IA en tribunales: selección responsable
La arquitectura institucional que inauguraron las circulares es un punto de partida: habilita un uso gradual, impulsa capacitación y enmarca una guía como estándar mínimo perfectible. Pero no sustituye el parámetro constitucional cuando la herramienta incide en derechos. Queda a la vista que la promesa de eficiencia y mayor acceso puede chocar con riesgos muy serios para derechos fundamentales: un juicio justo, la igualdad y la independencia judicial. La clave, entonces, no está en la euforia tecnológica, sino en una implementación extremadamente cuidadosa, siempre centrada en la persona y gobernada por quienes imparten justicia. En ese marco, el único punto de encuentro legítimo entre tecnología y proceso es claro: algoritmos auditables, explicables y trazables, capaces de reconstruir la ruta entre los datos y la decisión, de dejar constancia verificable de su uso y de abrirse a controles independientes. La innovación vale cuando puede contarse y revisarse; ahí empieza y termina su lugar en el expediente. Hasta tanto, conviene recordar que la aceleración no es un valor jurídico si se paga con opacidad epistémica y pérdida de control humano.
Santa Fe hizo exigible la claridad algorítmica.
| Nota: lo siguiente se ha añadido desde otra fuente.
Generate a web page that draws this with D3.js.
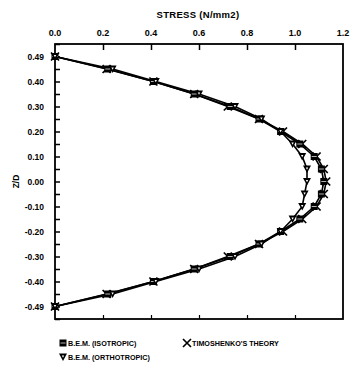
<!DOCTYPE html>
<html><head><meta charset="utf-8">
<script src="https://cdn.jsdelivr.net/npm/d3@7"></script>
<style>body{margin:0;background:#fff}svg{display:block}text{font-family:"Liberation Sans",Arial,sans-serif;fill:#000}</style>
</head><body><svg id="c" width="353" height="374"></svg>
<script>
const zD = [0.5,0.45,0.40,0.35,0.30,0.25,0.20,0.15,0.10,0.05,0.00,-0.05,-0.10,-0.15,-0.20,-0.25,-0.30,-0.35,-0.40,-0.45,-0.5];
const isotropic = [0,0.22,0.41,0.58,0.73,0.85,0.94,1.02,1.08,1.11,1.12,1.11,1.08,1.02,0.94,0.85,0.73,0.58,0.41,0.22,0];
const orthotropic = [0,0.24,0.42,0.60,0.75,0.86,0.94,0.99,1.03,1.05,1.05,1.04,1.03,0.99,0.94,0.86,0.75,0.60,0.42,0.24,0];
const timoshenko = [0,0.215,0.41,0.58,0.72,0.85,0.95,1.03,1.09,1.12,1.13,1.12,1.09,1.03,0.95,0.85,0.72,0.58,0.41,0.215,0];
const xTicks = [0,0.2,0.4,0.6,0.8,1.0,1.2];
const xTickLabels = ["0.0","0.2","0.4","0.6","0.8","1.0","1.2"];
const yTicks = [0.5,0.4,0.3,0.2,0.1,0,-0.1,-0.2,-0.3,-0.4,-0.5];
const yTickLabels = ["0.49","0.40","0.30","0.20","0.10","0.00","-0.10","-0.20","-0.30","-0.40","-0.49"];
const yMinor = d3.range(-0.55,0.551,0.05).map(v=>+v.toFixed(2));

(function(){
const svg = d3.select("#c");
const L=55,R=343,T=44,B=319;
const x = d3.scaleLinear().domain([0,1.2]).range([L,R]);
const y = d3.scaleLinear().domain([-0.55,0.55]).range([B,T]);

svg.append("rect").attr("x",L).attr("y",T).attr("width",R-L).attr("height",B-T)
  .attr("fill","none").attr("stroke","#000").attr("stroke-width",1.8);

const topAx = svg.append("g").attr("transform",`translate(0,${T})`)
  .call(d3.axisBottom(x).tickValues(xTicks.slice(1,-1)).tickSize(6).tickFormat(""));
topAx.select(".domain").remove();
topAx.selectAll("line").attr("stroke-width",1.5);
svg.selectAll(".xl").data(xTicks).enter().append("text")
  .attr("x",(d)=>x(d)).attr("y",36).attr("text-anchor","middle")
  .style("font-size","9px").style("font-weight","bold").text((d,i)=>xTickLabels[i]);

const botAx = svg.append("g").attr("transform",`translate(0,${B})`)
  .call(d3.axisTop(x).tickValues(xTicks.slice(1,-1)).tickSize(4).tickFormat(""));
botAx.select(".domain").remove();
botAx.selectAll("line").attr("stroke-width",1.2);

const leftAx = svg.append("g").attr("transform",`translate(${L},0)`)
  .call(d3.axisRight(y).tickValues(yMinor).tickSize(5).tickFormat(""));
leftAx.select(".domain").remove();
leftAx.selectAll("line").attr("stroke-width",1.5);
svg.selectAll(".yl").data(yTicks).enter().append("text")
  .attr("x",44).attr("y",d=>y(d)+3).attr("text-anchor","end")
  .style("font-size","8.5px").style("font-weight","bold").text((d,i)=>yTickLabels[i]);

svg.append("text").attr("x",198).attr("y",18).attr("text-anchor","middle")
  .style("font-size","9.5px").style("font-weight","bold").style("letter-spacing","0.3px").text("STRESS (N/mm2)");
svg.append("text").attr("transform",`translate(19,${y(0)}) rotate(-90)`).attr("text-anchor","middle")
  .style("font-size","8.5px").style("font-weight","bold").text("Z/D");

const line = d3.line().x(d=>x(d[0])).y(d=>y(d[1]));
const series = [
  {vals:timoshenko, m:"x"},
  {vals:isotropic, m:"sq"},
  {vals:orthotropic, m:"tri"}
];
function marker(g,type,cx,cy){
  if(type==="sq"){
    g.append("rect").attr("x",cx-3.5).attr("y",cy-3.5).attr("width",7).attr("height",7).attr("fill","#000");
    g.append("line").attr("x1",cx-2.5).attr("x2",cx+2.5).attr("y1",cy).attr("y2",cy).attr("stroke","#fff").attr("stroke-width",0.7);
  } else if(type==="tri"){
    g.append("path").attr("d",`M${cx-4},${cy-3.5}L${cx+4},${cy-3.5}L${cx},${cy+4}Z`).attr("fill","#000");
    g.append("path").attr("d",`M${cx-1.2},${cy-1.6}L${cx+1.2},${cy-1.6}L${cx},${cy+0.8}Z`).attr("fill","#fff");
  } else {
    g.append("path").attr("d",`M${cx-4},${cy-4}L${cx+4},${cy+4}M${cx+4},${cy-4}L${cx-4},${cy+4}`)
      .attr("stroke","#000").attr("stroke-width",1.7);
  }
}
series.forEach(s=>{
  const pts = s.vals.map((v,i)=>[v,zD[i]]);
  svg.append("path").attr("d",line(pts)).attr("fill","none").attr("stroke","#000").attr("stroke-width",1.6);
});
series.forEach(s=>{
  const g = svg.append("g");
  s.vals.forEach((v,i)=>marker(g,s.m,x(v),y(zD[i])));
});

const lg = svg.append("g");
const items = [
  {m:"sq",t:"B.E.M. (ISOTROPIC)",x:63,y:343},
  {m:"x",t:"TIMOSHENKO'S THEORY",x:187,y:343},
  {m:"tri",t:"B.E.M. (ORTHOTROPIC)",x:63,y:357}
];
items.forEach(it=>{
  marker(lg,it.m,it.x,it.y);
  lg.append("text").attr("x",it.x+5).attr("y",it.y+3).style("font-size","7.2px").style("font-weight","bold").text(it.t);
});
})();
</script></body></html>
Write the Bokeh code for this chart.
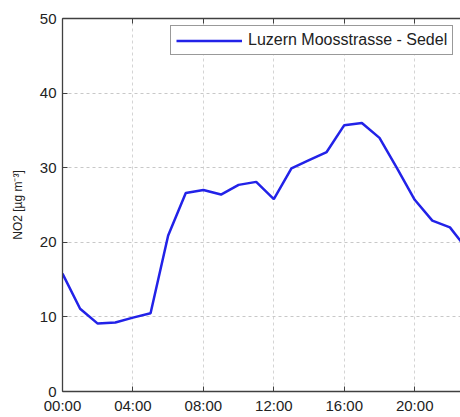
from bokeh.plotting import figure
from bokeh.models import ColumnDataSource, FixedTicker, LinearAxis, Legend, LegendItem, Range1d
from bokeh.embed import file_html
from bokeh.resources import INLINE

hours = list(range(24))
no2 = [15.8, 11.1, 9.1, 9.25, 9.9, 10.5, 20.9, 26.6, 27.0, 26.4, 27.7, 28.1,
       25.8, 29.9, 31.0, 32.1, 35.7, 36.0, 34.0, 29.9, 25.7, 22.9, 22.0, 19.0]
x_ticks = [0, 4, 8, 12, 16, 20]
x_tick_labels = ["00:00", "04:00", "08:00", "12:00", "16:00", "20:00"]
y_ticks = [0, 10, 20, 30, 40, 50]
series_name = "Luzern Moosstrasse - Sedel"

FONT = "Liberation Sans"
AX = "#404040"

p = figure(width=460, height=417, output_backend="svg", toolbar_location=None,
           x_range=Range1d(0, 22.6), y_range=Range1d(0, 50),
           min_border_left=62, min_border_right=0, min_border_top=18, min_border_bottom=26)
p.outline_line_color = None
p.background_fill_color = "white"
p.border_fill_color = "white"

src = ColumnDataSource(dict(h=hours, v=no2))
r = p.line("h", "v", source=src, line_color="#2222e8", line_width=2.5)

for ax in (p.xaxis[0], p.yaxis[0]):
    ax.axis_line_color = AX
    ax.axis_line_width = 1.3
    ax.major_tick_line_color = AX
    ax.major_tick_in = 5
    ax.major_tick_out = 0
    ax.minor_tick_line_color = None
    ax.major_label_text_font = FONT
    ax.major_label_text_font_size = "15px"
    ax.major_label_text_color = "#222222"

p.xaxis[0].ticker = FixedTicker(ticks=x_ticks)
p.xaxis[0].major_label_overrides = {t: l for t, l in zip(x_ticks, x_tick_labels)}
p.xaxis[0].major_label_standoff = 5

p.yaxis[0].ticker = FixedTicker(ticks=y_ticks)
p.yaxis[0].major_label_standoff = 6
p.yaxis[0].axis_label = "NO2 [µg m⁻³]"
p.yaxis[0].axis_label_text_font = FONT
p.yaxis[0].axis_label_text_font_size = "12px"
p.yaxis[0].axis_label_text_font_style = "normal"
p.yaxis[0].axis_label_text_color = "#222222"
p.yaxis[0].axis_label_standoff = 12

top = LinearAxis(ticker=FixedTicker(ticks=x_ticks))
top.axis_line_color = AX
top.axis_line_width = 1.3
top.major_tick_line_color = AX
top.major_tick_in = 5
top.major_tick_out = 0
top.minor_tick_line_color = None
top.major_label_text_color = None
top.major_label_text_font_size = "10px"
top.major_label_standoff = 0
p.add_layout(top, "above")

for g in (p.xgrid[0], p.ygrid[0]):
    g.grid_line_color = "#c8c8c8"
    g.grid_line_dash = "3 3"
    g.grid_line_width = 1
p.xgrid[0].ticker = FixedTicker(ticks=x_ticks)
p.xgrid[0].grid_line_color = "#d4d4d4"
p.ygrid[0].ticker = FixedTicker(ticks=y_ticks)

legend = Legend(items=[LegendItem(label=series_name, renderers=[r])],
                location=(108, 336))
legend.label_text_font = FONT
legend.label_text_font_size = "16px"
legend.label_text_color = "#222222"
legend.glyph_width = 66
legend.glyph_height = 17
legend.label_height = 17
legend.label_standoff = 6
legend.padding = 5
legend.margin = 0
legend.border_line_color = "#333333"
legend.border_line_width = 1.2
legend.background_fill_color = "white"
legend.background_fill_alpha = 1
p.add_layout(legend, "center")

open("out.html", "w").write(file_html(p, INLINE))
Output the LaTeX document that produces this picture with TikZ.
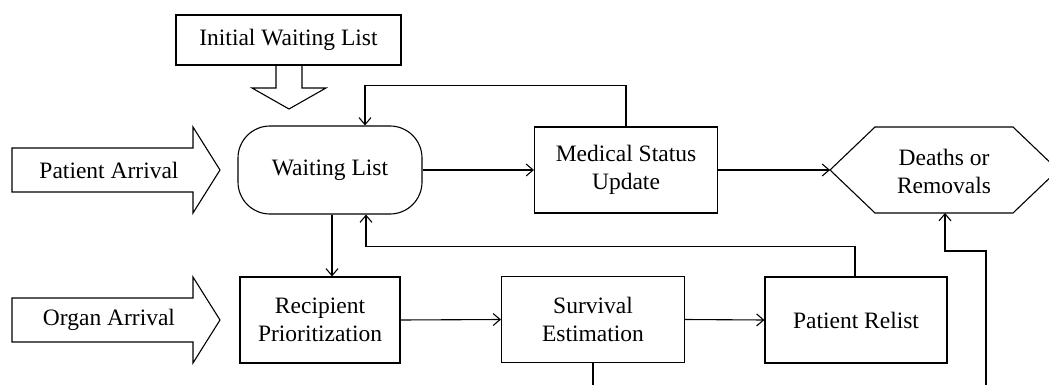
\documentclass[tikz,border=0pt]{standalone}
\usepackage{fontspec}
\setmainfont{Liberation Serif}
\usetikzlibrary{arrows.meta,calc}
\begin{document}
\begin{tikzpicture}[x=1pt,y=-1pt,
  line width=1.1pt,
  every node/.style={font=\fontsize{23.5}{28}\selectfont, align=center, inner sep=0pt},
  box/.style={draw, minimum width=#1, minimum height=86},
  arr/.style={-{Straight Barb[length=7pt,width=12pt,line width=1.1pt]}},
  outline/.style={draw, line join=miter}
]
\useasboundingbox (0,0) rectangle (1049,385);

% Initial waiting list
\node[draw, minimum width=225, minimum height=50] (init) at (288.5,40) {Initial Waiting List};
\draw[outline] (276,65) -- (276,88) -- (252,88) -- (289,109) -- (326,88) -- (302,88) -- (302,65);

% Patient arrival block arrow
\draw[outline] (12,148) -- (193,148) -- (193,127) -- (220,170) -- (193,213) -- (193,192) -- (12,192) -- cycle;
\node (pa) at (109,170) {Patient Arrival};

% Organ arrival block arrow
\draw[outline] (12,298) -- (193,298) -- (193,277) -- (220,320) -- (193,363) -- (193,342) -- (12,342) -- cycle;
\node (oa) at (109,320) {Organ Arrival};

% Waiting list
\node[box=184, minimum height=88, rounded corners=32] (wl) at (330,170) {Waiting List};

% Medical status update
\node[box=183] (msu) at (626,170) {Medical Status\\Update};

% Deaths or removals hexagon
\draw[outline] (830,170) -- (875,127) -- (1013,127) -- (1058,170) -- (1013,213) -- (875,213) -- cycle;
\node (dr) at (944,171) {Deaths or\\Removals};
\coordinate (drW) at (830,170);
\coordinate (drS) at (945,213);

% Lower row
\node[box=160] (rp) at (320,320) {Recipient\\Prioritization};
\node[box=183] (se) at (593,319.5) {Survival\\Estimation};
\node[box=182] (pr) at (856,320) {Patient Relist};

% Connectors
\draw[arr] (wl.east) -- (msu.west);
\draw[arr] (msu.east) -- (drW);
\draw[arr] (msu.north) -- ++(0,-41) -| ($(wl.north)+(35,0)$);
\draw[arr] ($(wl.south)+(2,0)$) -- ($(wl.south |- rp.north)+(2,0)$);
\draw[arr] ($(pr.north)+(-1,0)$) -- ++(0,-30) -| ($(wl.south)+(36,0)$);
\draw[arr] (rp.east) -- (se.west);
\draw[arr] (se.east) -- (pr.west);
\coordinate (seout) at (593,386);
\draw (se.south) -- (seout);
\coordinate (inbot) at (986,386);
\draw[arr] (inbot) -- (986,251) -- (945,251) -- (drS);
\end{tikzpicture}
\end{document}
Ese es el aporte institucional más potente de la reforma: la tecnología mejora la Justicia cuando vuelve más comprensibles sus decisiones. El futuro cercano no pide euforia ni temor, sino criterio. Innovación, sí; pero alineada con el artículo 29 y con el estándar internacional que reclama transparencia, rendición de cuentas y control humano significativo. Si una herramienta no explica lo que hace, no deja una traza verificable y no admite auditoría, no suma transparencia ni legitimidad, en definitiva, no atraviesa la puerta que la Constitución abrió al porvenir judicial de la Provincia. Y esa puerta conduce, invariablemente, al mismo destino: decisiones motivadas, comprensibles y revisables, con jueces humanos al mando.